The judge ruled fully in Ofsted’s favour, but the legal action meant that the report could not be published until August 2017, five months after the original inspection.

This prevented valuable information on Learndirect Ltd’s performance from being in the public domain, and stopped government from intervening sooner.

Recommendation: Government should learn the lessons from the failure of Learndirect Ltd, in particular concerning the need to understand how many government contracts a company holds at a given time and how well it is performing against each of those contracts.

Having awarded Learndirect Ltd several vital contracts for a variety of public services, government was then restricted in its ability to take decisive action when the company’s apprenticeships provision began to fail.

Learndirect Ltd is England’s largest commercial further education provider, and in the 2016/17 academic year around 88% of the £121 million it received for carrying out work for central government came from ESFA. It is also the single supplier on the government’s framework contract for testing services.

Under this framework, the company delivers UK citizenship tests for the Home Office and initial teacher training tests for the Standards and Testing Agency (STA). From May 2017, following the 2017 Ofsted inspection, ESFA began work to establish the full extent of government’s involvement with Learndirect Ltd, and to develop a coordinated plan for the future of those contracts.

ESFA had to consider whether to withdraw the company’s funding for further education activities within three months, in line with normal practice. Learndirect Ltd stated that unless it received £48 million in the 2017/18 academic year from its main source of ESFA funding, the Adult Education Budget (AEB), it would likely enter administration or become insolvent.

This would affect large numbers of learners, and jeopardise the company’s ability to deliver against its other government contracts. ESFA decided that the size of Learndirect Ltd made it an unusual case, to which special considerations should apply.

It awarded Learndirect Ltd £45 million of AEB funding for 2017/18 and extended the company’s contract to July 2018, the end of the academic year.

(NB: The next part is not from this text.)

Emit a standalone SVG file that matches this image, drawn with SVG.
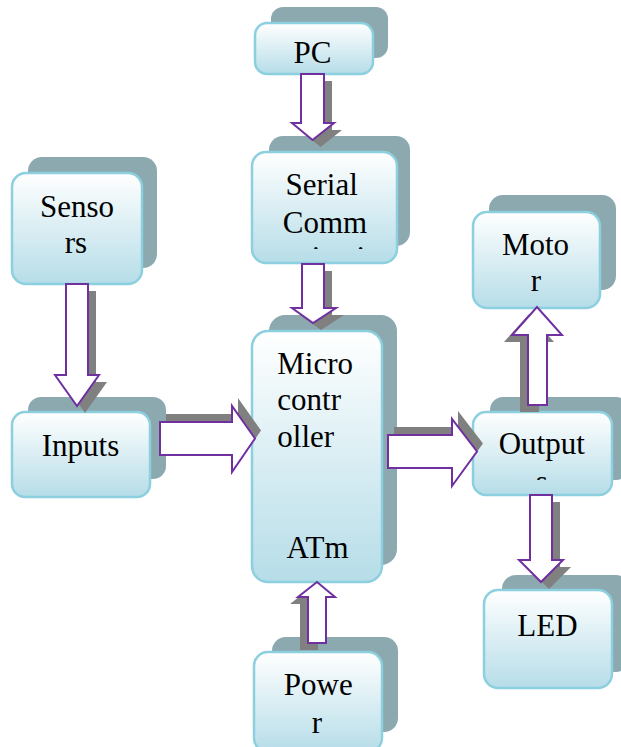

Recommendation: The Department for Education and other government bodies should develop a framework for identifying any risk that a commercial provider becomes so large and essential to the delivery of public services that it cannot be allowed to fail, or requires special treatment if it begins to do so.

The Cabinet Office should report back to us on progress with developing that framework by the end of December 2018, and the Department for Education should do so separately by the start of the next academic year.

Learndirect Ltd charges unusually high management fees to its subcontractors, which means that a large amount of funding is not available to be spent on teaching and learning.

Learndirect Ltd subcontracts some of its work to smaller providers, and charges them a management fee. This fee ranges from around 15% to 40%, depending on the level of support offered.

The company has said that around 30 of its subcontracted providers pay the full 40% management fee. ESFA requires all providers who subcontract their provision to be transparent about the level of management fee that will be charged.

But ESFA provides no guidance on the support that providers should offer their subcontractors or the levels of support that might be merited by different levels of management fee.

Recommendation: ESFA should formally publish, in time for the next academic year, its expectations about the services that should be offered to subcontractors, and the associated management fees that are reasonable.

The ESFA has amended its funding rules

Lead colleges and providers no longer have to publish their subcontracting arrangements and associated management fees on their websites. 

Recommendation: AELP believes that this change was mistaken and transparency around the practice should be restored.

In assessing when to re-inspect Learndirect Ltd, Ofsted did not take full account of the company’s size and the consequences for learners of its declining performance.

Learndirect Ltd was training over 20,000 apprentices each year, many of whom were affected by the declining quality of its training and support.

Yet it was nearly two years after first expressing concerns about Learndirect Ltd’s declining performance that Ofsted finally, in March 2017, conducted another inspection.

A full inspection of Learndirect Ltd requires Ofsted to commit around 15% of its total inspection capacity for the further education sector.

Given the resources involved, Ofsted decided that the rate of Learndirect Ltd’s performance decline did not justify an early inspection as a matter of immediate priority.

Ofsted is likely to face these prioritisation challenges more often in the future, as the profile of further education providers changes in response to the apprenticeship levy, with new providers entering the market and some providers growing significantly or merging.

Recommendation: Ofsted needs urgently to re-visit how it plans and prioritises its use of resources and the different type of risk attached to a private sector failure, in a way that takes account of risks to high numbers of learners and the changing provider-base in the further education sector. 

Ofsted’s policy for when it is prepared to defer an inspection risks putting providers’ business interests ahead of learners’ interests.

Ofsted originally planned to re-inspect Learndirect Ltd at the start of November 2016, but agreed to defer its inspection when Learndirect Ltd claimed it was negotiating the sale of its apprenticeships business.

Ofsted’s policy states that an inspection may be deferred if “the provision is due to merge, close or move, and it is decided that no useful purpose will be served in inspecting it.”

The sale of part of Learndirect Ltd’s business did not ultimately take place, and Ofsted did not carry out the inspection until March 2017, over four months later.

Learndirect requested a deferral in March 2017, on the same grounds as those that prompted Ofsted to defer its planned inspection on November 2016, but this time Ofsted did not defer the inspection.

Given Learndirect Ltd’s importance to the sector and the number of learners affected, Ofsted should not have been so easily put off in November 2016, and should have resolved to conduct its inspection earlier.

Ofsted needs to develop a clear and consistent approach which takes better account of potential gaming by commercial providers.

Recommendation: By June 2018, Ofsted should develop a specific deferral policy for commercial providers, to ensure that learners’ interests always take priority over the pursuit of profit.